Le rôle central de l’infrastructure numérique

Aussi prometteuse soit-elle, la digitalisation reste tributaire d’un prérequis majeur : l’infrastructure. Or, à Goma, plusieurs freins subsistent :

  • Un accès irrégulier à l’électricité, qui limite l’usage des outils numériques au quotidien.
  • Une couverture Internet encore coûteuse et instable, en particulier dans les quartiers périphériques.
  • L’absence de lieux publics équipés (hubs, centres de formation, bibliothèques numériques) pour soutenir l’apprentissage et l’innovation.

Il est donc indispensable d’investir, à l’échelle publique et privée, dans l’accessibilité technologique : énergie fiable, Internet abordable, équipement adapté.


Vers un écosystème numérique local et inclusif

Le numérique ne transformera pas Goma par magie.
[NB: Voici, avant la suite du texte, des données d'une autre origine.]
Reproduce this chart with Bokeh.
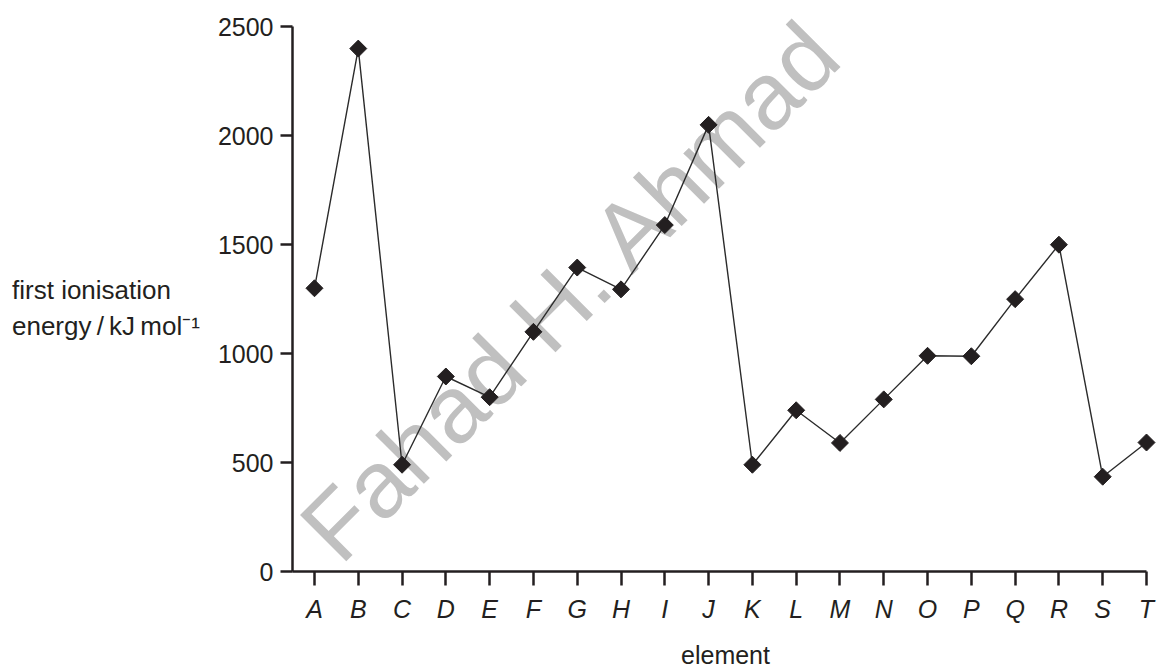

Il doit s’inscrire dans une vision cohérente du développement local. Cela suppose :

  • Des politiques locales volontaristes, qui soutiennent l’innovation, l’entrepreneuriat numérique et la formation.
  • Des partenariats solides entre acteurs publics, entreprises, universités, ONG et bailleurs.
  • Une culture de la collaboration et du partage des savoirs, pour éviter la concentration des opportunités et favoriser une digitalisation inclusive.

Conclusion : Le numérique comme accélérateur, pas une solution miracle

Les technologies, à elles seules, ne résoudront pas tous les défis structurels de notre économie. Mais bien intégrées, elles peuvent en accélérer la transformation, en rendant les entreprises plus résilientes, les jeunes plus qualifiés, et la ville plus connectée au monde.

La question n’est donc plus de savoir si le numérique est un levier de croissance, mais plutôt comment en faire un levier accessible, équitable et durable pour tous à Goma.